Night of Witches, Day of the Dead    

We end up spending a lot of the afternoons sitting outside in one plaza or another with our practice teachers, fleeing to El Buen Pastor (a bakery whose profits support a children's charity) when it starts to rain. The weather keeps you on your toes: hot sun shifts to cold winds and sudden downpours. One day we ended up sheltering in the post office as the sky dumped loads of hail stones on the town.

On Halloween the sky was ominous and cloudy. Then we heard the crack of thunder and lighting began to flash in 3 different parts of the sky. The next day, The Day of the Living, the sky cleared halfway, allowing the sun to creat a rainbow, the symbol of Cusco.

Today was the Day of the Dead. We were going to go to the larger cemetary but the price of a taxi was double or more than usual and one driver said the traffic was really bad. So we walked to the smaller cemetary. It was packed with people. The graves are above ground in shelves with sections in the front for the name and whatever the family and friends chose to place in the display area: flowers, beer, toys, photos, or other memorabilia.

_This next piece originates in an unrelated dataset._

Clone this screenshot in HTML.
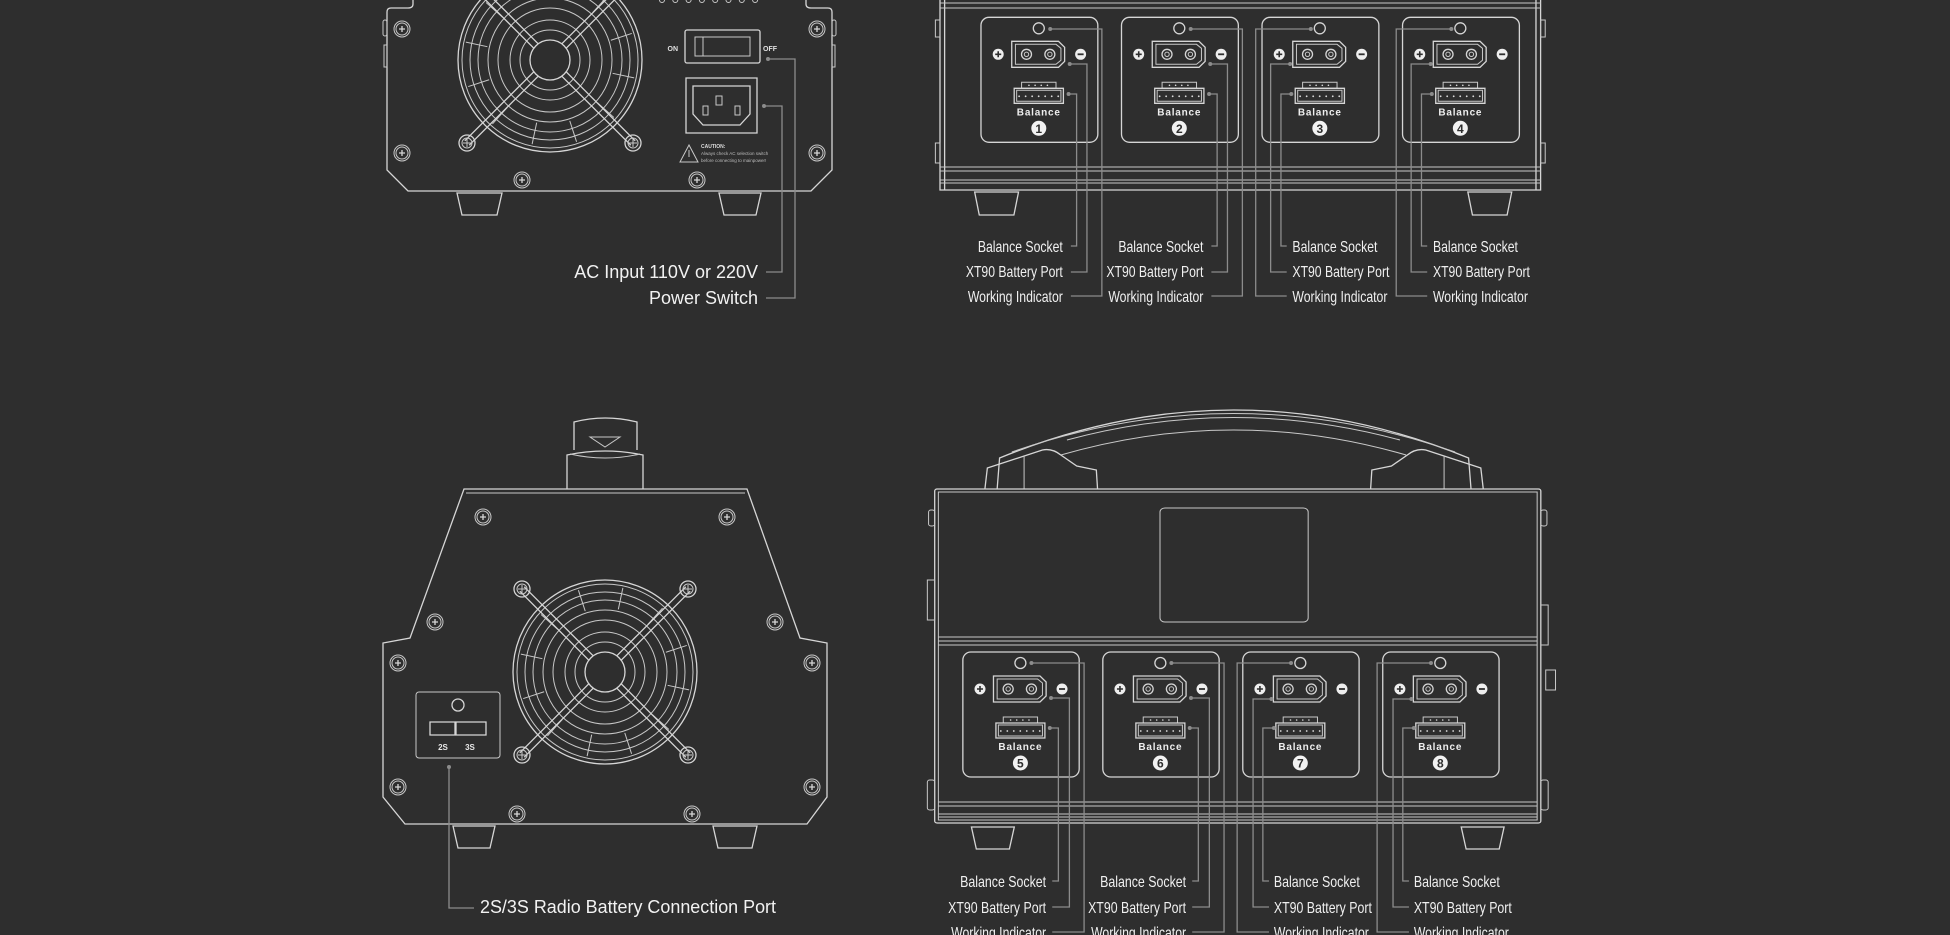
<!DOCTYPE html>
<html><head><meta charset="utf-8"><style>
html,body{margin:0;padding:0;background:#2e2e2e;width:1950px;height:935px;overflow:hidden}
svg{display:block}
.s{fill:none;stroke:#d6d6d6;stroke-width:1.3;vector-effect:non-scaling-stroke}
.t{fill:none;stroke:#c8c8c8;stroke-width:1;vector-effect:non-scaling-stroke}
.l{fill:none;stroke:#8c8c8c;stroke-width:1.3}
.lab{fill:#f0f0f0;font-family:"Liberation Sans Narrow","Liberation Sans",sans-serif}
.big{fill:#f2f2f2;font-family:"Liberation Sans",sans-serif;font-size:18px}
</style></head><body>
<svg id="c" width="1950" height="935" viewBox="0 0 1950 935" xmlns="http://www.w3.org/2000/svg">
<rect width="1950" height="935" fill="#2e2e2e"/>

<!-- TOP LEFT DEVICE -->
<path class="s" d="M413,0 L413,4 Q413,8 408,8 L391,8 Q387,8 387,12 L387,170 L408,191 L811,191 L832,170 L832,12 Q832,8 828,8 L811,8 Q806,8 806,4 L806,0"/>
<rect class="t" x="383" y="20" width="4" height="16" rx="2"/>
<rect class="t" x="384" y="45" width="3" height="22"/>
<rect class="t" x="832" y="20" width="4" height="16" rx="2"/>
<rect class="t" x="832" y="45" width="3" height="22"/>
<path class="s" d="M457,193 L502,193 L497,215 L462,215 Z M719,193 L761,193 L756,215 L724,215 Z"/>
<rect class="s" x="685" y="30" width="75" height="33" rx="2"/>
<rect class="t" x="695" y="37" width="55" height="19"/>
<line class="t" x1="703" y1="37" x2="703" y2="56"/>
<text x="678" y="51" text-anchor="end" fill="#e0e0e0" font-family="Liberation Sans,sans-serif" font-size="7" font-weight="bold">ON</text>
<text x="763" y="51" fill="#e0e0e0" font-family="Liberation Sans,sans-serif" font-size="7" font-weight="bold">OFF</text>
<rect class="s" x="686" y="78" width="71" height="55"/>
<path class="s" d="M693,86 L750,86 L750,114 L740,125 L703,125 L693,114 Z"/>
<rect class="t" x="716" y="96" width="6" height="9"/>
<rect class="t" x="703" y="106" width="5" height="9"/>
<rect class="t" x="735" y="106" width="5" height="9"/>
<path class="t" d="M689,145 L680,162 L698,162 Z"/>
<line class="t" x1="689" y1="150" x2="689" y2="157"/>
<text x="701" y="148" fill="#ddd" font-family="Liberation Sans,sans-serif" font-size="5" font-weight="bold">CAUTION:</text>
<text x="701" y="155" fill="#bbb" font-family="Liberation Sans,sans-serif" font-size="4.5">Always check AC selection switch</text>
<text x="701" y="162" fill="#bbb" font-family="Liberation Sans,sans-serif" font-size="4.5">before connecting to mainpower!</text>
<circle cx="768" cy="59" r="2" fill="#8c8c8c"/><polyline class="l" points="768,59 795,59 795,298 766,298"/>
<circle cx="764" cy="106" r="2" fill="#8c8c8c"/><polyline class="l" points="764,106 782,106 782,272 766,272"/>
<text class="big" x="758" y="278" text-anchor="end">AC Input 110V or 220V</text>
<text class="big" x="758" y="304" text-anchor="end">Power Switch</text>

<!-- TOP RIGHT DEVICE (x-scaled) -->
<g transform="translate(940,0) scale(1.155,1) translate(-940,0)">
<path class="s" d="M940,0 L940,190 L1460,190 L1460,0"/>
<line class="s" x1="944" y1="0" x2="944" y2="190"/><line class="s" x1="1456" y1="0" x2="1456" y2="190"/>
<line class="t" x1="940" y1="3" x2="1460" y2="3"/><line class="t" x1="940" y1="8" x2="1460" y2="8"/>
<line class="t" x1="940" y1="167" x2="1460" y2="167"/><line class="t" x1="940" y1="171" x2="1460" y2="171"/>
<line class="t" x1="940" y1="180" x2="1460" y2="180"/><line class="t" x1="940" y1="183" x2="1460" y2="183"/>
<rect class="t" x="936" y="20" width="4" height="17"/><rect class="t" x="936" y="143" width="4" height="20"/>
<rect class="t" x="1460" y="20" width="4" height="17"/><rect class="t" x="1460" y="143" width="4" height="20"/>
<path class="s" d="M970,192 L1008,192 L1004,215 L974,215 Z M1397,192 L1435,192 L1431,215 L1401,215 Z"/>
</g>

<!-- BOTTOM LEFT DEVICE -->
<path class="s" d="M574,450 L574,422 Q605,414 637,422 L637,450"/>
<path class="t" d="M590,437 L620,437 L605,447 Z"/>
<path class="s" d="M567,489 L567,455 Q605,447 643,455 L643,489"/>
<path class="t" d="M570,454 Q605,462 640,454"/>
<path class="s" d="M464,489 L747,489 L800,638 L827,643 L827,797 L807,824 L405,824 L383,797 L383,643 L410,638 Z"/>
<line class="t" x1="466" y1="493" x2="745" y2="493"/>
<rect class="t" x="416" y="692" width="84" height="66" rx="3"/>
<circle class="s" cx="458" cy="705" r="6"/>
<rect class="s" x="430" y="722" width="25" height="13"/><rect class="s" x="456" y="722" width="30" height="13"/>
<text x="443" y="750" text-anchor="middle" fill="#e8e8e8" font-family="Liberation Sans,sans-serif" font-size="8" font-weight="bold">2S</text>
<text x="470" y="750" text-anchor="middle" fill="#e8e8e8" font-family="Liberation Sans,sans-serif" font-size="8" font-weight="bold">3S</text>
<path class="s" d="M453,826 L495,826 L490,848 L458,848 Z M713,826 L757,826 L752,848 L718,848 Z"/>
<circle cx="449" cy="767" r="2" fill="#8c8c8c"/><polyline class="l" points="449,767 449,908 474,908"/>
<text class="big" x="480" y="913" textLength="296" lengthAdjust="spacingAndGlyphs">2S/3S Radio Battery Connection Port</text>

<!-- BOTTOM RIGHT DEVICE (x-scaled) -->
<g transform="translate(920,0) scale(1.2245,1) translate(-920,0)">
<path class="s" d="M983,489 L985,458 Q1176,362 1368,458 L1370,489"/>
<path class="t" d="M995,452 Q1176,375 1357,452"/>
<path class="t" d="M1040,440 Q1176,395 1312,440"/>
<path class="t" d="M1035,455 Q1176,405 1317,455"/>
<path class="s" d="M973,489 L975,468 L1020,450 Q1028,448 1035,455 L1048,466 L1064,470 L1065,489"/>
<path class="s" d="M1380,489 L1378,468 L1333,450 Q1325,448 1318,455 L1305,466 L1289,470 L1288,489"/>
<line class="t" x1="1005" y1="456" x2="1005" y2="489"/><line class="t" x1="1348" y1="456" x2="1348" y2="489"/>
<rect class="s" x="932" y="489" width="495" height="334" rx="2"/>
<rect class="t" x="935" y="492" width="489" height="328"/>
<rect class="t" x="1116" y="508" width="121" height="114" rx="4"/>
<line class="t" x1="935" y1="637" x2="1424" y2="637"/><line class="t" x1="935" y1="641" x2="1424" y2="641"/><line class="t" x1="935" y1="645" x2="1424" y2="645"/>
<line class="t" x1="935" y1="802" x2="1424" y2="802"/><line class="t" x1="935" y1="806" x2="1424" y2="806"/>
<line class="t" x1="935" y1="814" x2="1424" y2="814"/><line class="t" x1="935" y1="817" x2="1424" y2="817"/>
<rect class="t" x="927" y="510" width="5" height="16" rx="2"/><rect class="t" x="1427" y="510" width="5" height="16" rx="2"/>
<rect class="t" x="926" y="580" width="6" height="40"/><rect class="t" x="1427" y="605" width="6" height="40"/>
<rect class="t" x="926" y="780" width="6" height="30" rx="2"/><rect class="t" x="1427" y="780" width="6" height="30" rx="2"/>
<rect class="t" x="1431" y="670" width="8" height="20"/>
<path class="s" d="M962,827 L997,827 L993,849 L966,849 Z M1362,827 L1397,827 L1393,849 L1366,849 Z"/>
</g>
</svg>
<script>
(function(){
var NS="http://www.w3.org/2000/svg",svg=document.getElementById('c');
function el(tag,a,p,txt){var e=document.createElementNS(NS,tag);for(var k in a)e.setAttribute(k,a[k]);if(txt!==undefined)e.textContent=txt;(p||svg).appendChild(e);return e;}
for(var i=0;i<8;i++)el('circle',{cx:662+i*13.3,cy:0,r:2.5,'class':'t'});
function screw(x,y){el('circle',{cx:x,cy:y,r:8,'class':'t'});el('circle',{cx:x,cy:y,r:6,'class':'t'});
 el('path',{d:'M'+(x-3)+','+y+'H'+(x+3)+'M'+x+','+(y-3)+'V'+(y+3),'class':'s'});}
function fan(cx,cy,o){
 [92,88,80,72,62,52,40,30,20].forEach(function(r){el('circle',{cx:cx,cy:cy,r:r,'class':(r==92||r==20)?'s':'t'});});
 for(var a=0;a<360;a+=30){var rad=(a+12)*Math.PI/180;el('line',{x1:cx+64*Math.cos(rad),y1:cy+64*Math.sin(rad),x2:cx+86*Math.cos(rad),y2:cy+86*Math.sin(rad),'class':'t'});}
 [[-1,-1],[1,-1],[-1,1],[1,1]].forEach(function(d){var sx=cx+d[0]*o,sy=cy+d[1]*o;
  var ex=cx+d[0]*14,ey=cy+d[1]*14;var nx=-d[1]*2.2,ny=d[0]*2.2;
  el('line',{x1:sx+nx,y1:sy+ny,x2:ex+nx,y2:ey+ny,'class':'s'});el('line',{x1:sx-nx,y1:sy-ny,x2:ex-nx,y2:ey-ny,'class':'s'});
  if(sy>-5){el('circle',{cx:sx,cy:sy,r:8,'class':'s'});el('circle',{cx:sx,cy:sy,r:5,'class':'t'});
  el('path',{d:'M'+(sx-4)+','+sy+'H'+(sx+4)+'M'+sx+','+(sy-4)+'V'+(sy+4),'class':'t'});}});
}
fan(550,60,83);fan(605,672,83);
[[402,29],[402,153],[817,29],[817,153],[522,180],[697,180]].forEach(function(p){screw(p[0],p[1]);});
[[483,517],[727,517],[435,622],[775,622],[398,663],[812,663],[398,787],[812,787],[517,814],[692,814]].forEach(function(p){screw(p[0],p[1]);});
function mod(x,y,sx,n){var g=el('g',{transform:'translate('+x+','+y+')'});
 function X(v){return v*sx;}
 el('rect',{x:0,y:0,width:X(95),height:125,rx:8,'class':'s'},g);
 el('circle',{cx:X(47),cy:11,r:5.5,'class':'s'},g);
 el('path',{d:'M'+X(25)+',24 H'+X(63)+' L'+X(68)+',30 V44 L'+X(63)+',50 H'+X(25)+' Z','class':'s'},g);
 el('path',{d:'M'+X(28)+',27 H'+X(61)+' L'+X(65)+',31 V43 L'+X(61)+',47 H'+X(28)+' Z','class':'t'},g);
 [37,56].forEach(function(c){el('circle',{cx:X(c),cy:37,r:5,'class':'s'},g);el('circle',{cx:X(c),cy:37,r:2.2,'class':'t'},g);});
 el('circle',{cx:X(14),cy:37,r:5.5,fill:'#eee'},g);el('path',{d:'M'+(X(14)-3)+',37h6M'+X(14)+',34v6',stroke:'#2e2e2e','stroke-width':1.6},g);
 el('circle',{cx:X(81),cy:37,r:5.5,fill:'#eee'},g);el('path',{d:'M'+(X(81)-3)+',37h6',stroke:'#2e2e2e','stroke-width':1.8},g);
 el('rect',{x:X(33),y:65,width:X(28),height:6,'class':'t'},g);
 el('rect',{x:X(27),y:71,width:X(40),height:15,'class':'s'},g);el('rect',{x:X(29),y:73,width:X(36),height:11,'class':'t'},g);
 for(var i=0;i<7;i++)el('circle',{cx:X(31+i*5.3),cy:79,r:0.9,fill:'#ddd'},g);
 for(var j=0;j<4;j++)el('circle',{cx:X(39+j*5),cy:68,r:0.8,fill:'#ddd'},g);
 el('text',{x:X(47),y:98,'text-anchor':'middle',fill:'#eee','font-family':'Liberation Sans,sans-serif','font-size':'10','font-weight':'bold','letter-spacing':'0.8'},g,'Balance');
 el('circle',{cx:X(47),cy:111,r:7.5,fill:'#f2f2f2'},g);
 el('text',{x:X(47),y:115.5,'text-anchor':'middle',fill:'#2e2e2e','font-family':'Liberation Sans,sans-serif','font-size':'12','font-weight':'bold'},g,String(n));
}
function T(x){return 940+(x-940)*1.148;}
function B(x){return 920+(x-920)*1.2245;}
for(var k=0;k<4;k++){mod(T(975.7+k*122.4),17.3,1.23,k+1);mod(B(955+k*114.3),652,1.2245,k+5);}
function dot(x,y){el('circle',{cx:x,cy:y,r:2,fill:'#8c8c8c'});}
function lead(F,d,vx,ey,hx){var x0=F(d[0]),v=F(vx),h=F(hx);dot(x0,d[1]);el('polyline',{points:x0+','+d[1]+' '+v+','+d[1]+' '+v+','+ey+' '+h+','+ey,'class':'l'});}
function lab(x,y,t,anchor,w,fs){el('text',{x:x,y:y,'class':'lab','font-size':fs,'text-anchor':anchor,textLength:w,lengthAdjust:'spacingAndGlyphs'},svg,t);}
var TL=[['Balance Socket',85],['XT90 Battery Port',97],['Working Indicator',95]];
var BL=[['Balance Socket',86],['XT90 Battery Port',98],['Working Indicator',95]];
var tys=[246,272,296],tby=[252,277,302];
[0,1].forEach(function(k){var o=k*122.4;
 lead(T,[1052+o,94],1059+o,tys[0],1054+o);lead(T,[1053+o,64],1068+o,tys[1],1054+o);lead(T,[1036+o,29],1081+o,tys[2],1054+o);
 for(var i=0;i<3;i++)lab(T(1047+o),tby[i],TL[i][0],'end',TL[i][1],16);});
[0,1].forEach(function(k){var o=k*122.4;
 lead(T,[1246+o,94],1237+o,tys[0],1242+o);lead(T,[1245+o,64],1228+o,tys[1],1242+o);lead(T,[1263+o,29],1215+o,tys[2],1242+o);
 for(var i=0;i<3;i++)lab(T(1247+o),tby[i],TL[i][0],'start',TL[i][1],16);});
var bys=[881,907,932],bby=[887,913,938];
[0,1].forEach(function(k){var o=k*114.3;
 lead(B,[1026+o,728],1033+o,bys[0],1028+o);lead(B,[1027+o,698],1042+o,bys[1],1028+o);lead(B,[1011+o,663],1054+o,bys[2],1028+o);
 for(var i=0;i<3;i++)lab(B(1023+o),bby[i],BL[i][0],'end',BL[i][1],16);});
[0,1].forEach(function(k){var o=k*114.3;
 lead(B,[1209+o,728],1200+o,bys[0],1205+o);lead(B,[1207+o,699],1192+o,bys[1],1205+o);lead(B,[1223+o,663],1179+o,bys[2],1205+o);
 for(var i=0;i<3;i++)lab(B(1209+o),bby[i],BL[i][0],'start',BL[i][1],16);});
})();
</script>
</body></html>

Since the graves are stacked on top of one another, people walked around renting out their ladders.

There was a lot of cleaning and decorating going on. Musicians played performances for the dead, serenading the grave. Families ate and drank. Where in the US, most events having to do with cemetaries are sombre occasions, this holiday was more like a big party, complete with brass bands and marriachis.

There were a few people who did look sad, and I saw one man praying in front of a grave, but for the most part it was very festive.